**WHAT YOU NEED TO DO:**
Restate the whole listing word for word. Pictures are left out.
* Start DATA SECTION *
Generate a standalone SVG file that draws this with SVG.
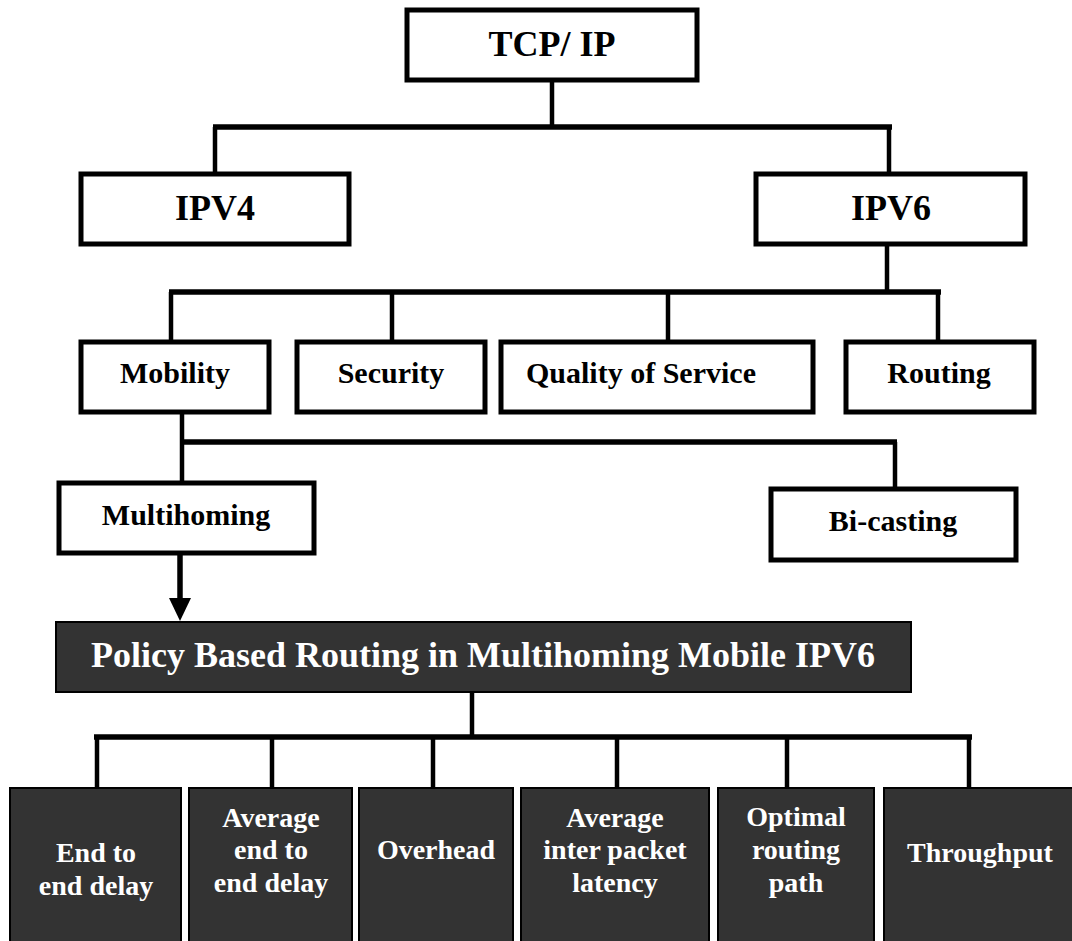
<svg xmlns="http://www.w3.org/2000/svg" width="1072" height="941" viewBox="0 0 1072 941">
<style>
.w{fill:#fff;stroke:#000;stroke-width:5}
.d{fill:#333;stroke:#000;stroke-width:2}
.t{font-family:"Liberation Serif","Times New Roman",serif;font-weight:bold;text-anchor:middle;fill:#000}
.tw{font-family:"Liberation Serif","Times New Roman",serif;font-weight:bold;text-anchor:middle;fill:#fff}
.h{stroke:#000;stroke-width:5.5;fill:none}
.v{stroke:#000;stroke-width:4.5;fill:none}
</style>
<rect width="1072" height="941" fill="#fff"/>
<g id="connectors">
<line class="v" x1="552" y1="82" x2="552" y2="127"/>
<line class="h" x1="213" y1="127" x2="892" y2="127"/>
<line class="v" x1="215" y1="127" x2="215" y2="172"/>
<line class="v" x1="889" y1="127" x2="889" y2="172"/>
<line class="v" x1="887" y1="246" x2="887" y2="292"/>
<line class="h" x1="169" y1="292" x2="941" y2="292"/>
<line class="v" x1="171" y1="292" x2="171" y2="340"/>
<line class="v" x1="392" y1="292" x2="392" y2="340"/>
<line class="v" x1="668" y1="292" x2="668" y2="340"/>
<line class="v" x1="938" y1="292" x2="938" y2="340"/>
<line class="v" x1="182" y1="414" x2="182" y2="481"/>
<line class="h" x1="182" y1="442" x2="897" y2="442"/>
<line class="v" x1="895" y1="442" x2="895" y2="487"/>
<line class="h" x1="180" y1="555" x2="180" y2="600"/>
<polygon points="169,598 191,598 180,621" fill="#000"/>
<line class="v" x1="472" y1="692" x2="472" y2="737"/>
<line class="h" x1="94" y1="737" x2="972" y2="737"/>
<line class="v" x1="97" y1="737" x2="97" y2="788"/>
<line class="v" x1="272" y1="737" x2="272" y2="788"/>
<line class="v" x1="433" y1="737" x2="433" y2="788"/>
<line class="v" x1="617" y1="737" x2="617" y2="788"/>
<line class="v" x1="787" y1="737" x2="787" y2="788"/>
<line class="v" x1="969" y1="737" x2="969" y2="788"/>
</g>
<g id="tcpip"><rect class="w" x="407" y="10" width="290" height="70"/><text class="t" x="552" y="56" font-size="36">TCP/ IP</text></g>
<g id="ipv4"><rect class="w" x="81" y="174" width="268" height="70"/><text class="t" x="215" y="220" font-size="36">IPV4</text></g>
<g id="ipv6"><rect class="w" x="756" y="174" width="269" height="70"/><text class="t" x="891" y="220" font-size="36">IPV6</text></g>
<g id="mobility"><rect class="w" x="81" y="342" width="188" height="70"/><text class="t" x="175" y="383" font-size="30">Mobility</text></g>
<g id="security"><rect class="w" x="297" y="342" width="188" height="70"/><text class="t" x="391" y="383" font-size="30">Security</text></g>
<g id="qos"><rect class="w" x="501" y="342" width="312" height="70"/><text class="t" x="641" y="383" font-size="30">Quality of Service</text></g>
<g id="routing"><rect class="w" x="846" y="342" width="188" height="70"/><text class="t" x="939" y="383" font-size="30">Routing</text></g>
<g id="multihoming"><rect class="w" x="59" y="483" width="255" height="70"/><text class="t" x="186" y="525" font-size="30">Multihoming</text></g>
<g id="bicasting"><rect class="w" x="771" y="489" width="245" height="71"/><text class="t" x="893" y="531" font-size="30">Bi-casting</text></g>
<g id="policy"><rect class="d" x="56" y="622" width="855" height="70"/><text class="tw" x="483" y="667" font-size="36">Policy Based Routing in Multihoming Mobile IPV6</text></g>
<g id="e2e"><rect class="d" x="10" y="788" width="171" height="160"/><text class="tw" font-size="28"><tspan x="96" y="862">End to</tspan><tspan x="96" y="895">end delay</tspan></text></g>
<g id="avge2e"><rect class="d" x="189" y="788" width="163" height="160"/><text class="tw" font-size="28"><tspan x="271" y="827">Average</tspan><tspan x="271" y="859">end to</tspan><tspan x="271" y="892">end delay</tspan></text></g>
<g id="overhead"><rect class="d" x="359" y="788" width="154" height="160"/><text class="tw" x="436" y="859" font-size="28">Overhead</text></g>
<g id="latency"><rect class="d" x="521" y="788" width="188" height="160"/><text class="tw" font-size="28"><tspan x="615" y="827">Average</tspan><tspan x="615" y="859">inter packet</tspan><tspan x="615" y="892">latency</tspan></text></g>
<g id="optimal"><rect class="d" x="718" y="788" width="156" height="160"/><text class="tw" font-size="28"><tspan x="796" y="826">Optimal</tspan><tspan x="796" y="859">routing</tspan><tspan x="796" y="892">path</tspan></text></g>
<g id="throughput"><rect class="d" x="884" y="788" width="192" height="160"/><text class="tw" x="980" y="862" font-size="28">Throughput</text></g>
</svg>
* End DATA SECTION *
**RESPONSE:**
Generate a standalone SVG file that draws this with SVG.
<svg xmlns="http://www.w3.org/2000/svg" width="1072" height="941" viewBox="0 0 1072 941">
<style>
.w{fill:#fff;stroke:#000;stroke-width:5}
.d{fill:#333;stroke:#000;stroke-width:2}
.t{font-family:"Liberation Serif","Times New Roman",serif;font-weight:bold;text-anchor:middle;fill:#000}
.tw{font-family:"Liberation Serif","Times New Roman",serif;font-weight:bold;text-anchor:middle;fill:#fff}
.h{stroke:#000;stroke-width:5.5;fill:none}
.v{stroke:#000;stroke-width:4.5;fill:none}
</style>
<rect width="1072" height="941" fill="#fff"/>
<g id="connectors">
<line class="v" x1="552" y1="82" x2="552" y2="127"/>
<line class="h" x1="213" y1="127" x2="892" y2="127"/>
<line class="v" x1="215" y1="127" x2="215" y2="172"/>
<line class="v" x1="889" y1="127" x2="889" y2="172"/>
<line class="v" x1="887" y1="246" x2="887" y2="292"/>
<line class="h" x1="169" y1="292" x2="941" y2="292"/>
<line class="v" x1="171" y1="292" x2="171" y2="340"/>
<line class="v" x1="392" y1="292" x2="392" y2="340"/>
<line class="v" x1="668" y1="292" x2="668" y2="340"/>
<line class="v" x1="938" y1="292" x2="938" y2="340"/>
<line class="v" x1="182" y1="414" x2="182" y2="481"/>
<line class="h" x1="182" y1="442" x2="897" y2="442"/>
<line class="v" x1="895" y1="442" x2="895" y2="487"/>
<line class="h" x1="180" y1="555" x2="180" y2="600"/>
<polygon points="169,598 191,598 180,621" fill="#000"/>
<line class="v" x1="472" y1="692" x2="472" y2="737"/>
<line class="h" x1="94" y1="737" x2="972" y2="737"/>
<line class="v" x1="97" y1="737" x2="97" y2="788"/>
<line class="v" x1="272" y1="737" x2="272" y2="788"/>
<line class="v" x1="433" y1="737" x2="433" y2="788"/>
<line class="v" x1="617" y1="737" x2="617" y2="788"/>
<line class="v" x1="787" y1="737" x2="787" y2="788"/>
<line class="v" x1="969" y1="737" x2="969" y2="788"/>
</g>
<g id="tcpip"><rect class="w" x="407" y="10" width="290" height="70"/><text class="t" x="552" y="56" font-size="36">TCP/ IP</text></g>
<g id="ipv4"><rect class="w" x="81" y="174" width="268" height="70"/><text class="t" x="215" y="220" font-size="36">IPV4</text></g>
<g id="ipv6"><rect class="w" x="756" y="174" width="269" height="70"/><text class="t" x="891" y="220" font-size="36">IPV6</text></g>
<g id="mobility"><rect class="w" x="81" y="342" width="188" height="70"/><text class="t" x="175" y="383" font-size="30">Mobility</text></g>
<g id="security"><rect class="w" x="297" y="342" width="188" height="70"/><text class="t" x="391" y="383" font-size="30">Security</text></g>
<g id="qos"><rect class="w" x="501" y="342" width="312" height="70"/><text class="t" x="641" y="383" font-size="30">Quality of Service</text></g>
<g id="routing"><rect class="w" x="846" y="342" width="188" height="70"/><text class="t" x="939" y="383" font-size="30">Routing</text></g>
<g id="multihoming"><rect class="w" x="59" y="483" width="255" height="70"/><text class="t" x="186" y="525" font-size="30">Multihoming</text></g>
<g id="bicasting"><rect class="w" x="771" y="489" width="245" height="71"/><text class="t" x="893" y="531" font-size="30">Bi-casting</text></g>
<g id="policy"><rect class="d" x="56" y="622" width="855" height="70"/><text class="tw" x="483" y="667" font-size="36">Policy Based Routing in Multihoming Mobile IPV6</text></g>
<g id="e2e"><rect class="d" x="10" y="788" width="171" height="160"/><text class="tw" font-size="28"><tspan x="96" y="862">End to</tspan><tspan x="96" y="895">end delay</tspan></text></g>
<g id="avge2e"><rect class="d" x="189" y="788" width="163" height="160"/><text class="tw" font-size="28"><tspan x="271" y="827">Average</tspan><tspan x="271" y="859">end to</tspan><tspan x="271" y="892">end delay</tspan></text></g>
<g id="overhead"><rect class="d" x="359" y="788" width="154" height="160"/><text class="tw" x="436" y="859" font-size="28">Overhead</text></g>
<g id="latency"><rect class="d" x="521" y="788" width="188" height="160"/><text class="tw" font-size="28"><tspan x="615" y="827">Average</tspan><tspan x="615" y="859">inter packet</tspan><tspan x="615" y="892">latency</tspan></text></g>
<g id="optimal"><rect class="d" x="718" y="788" width="156" height="160"/><text class="tw" font-size="28"><tspan x="796" y="826">Optimal</tspan><tspan x="796" y="859">routing</tspan><tspan x="796" y="892">path</tspan></text></g>
<g id="throughput"><rect class="d" x="884" y="788" width="192" height="160"/><text class="tw" x="980" y="862" font-size="28">Throughput</text></g>
</svg>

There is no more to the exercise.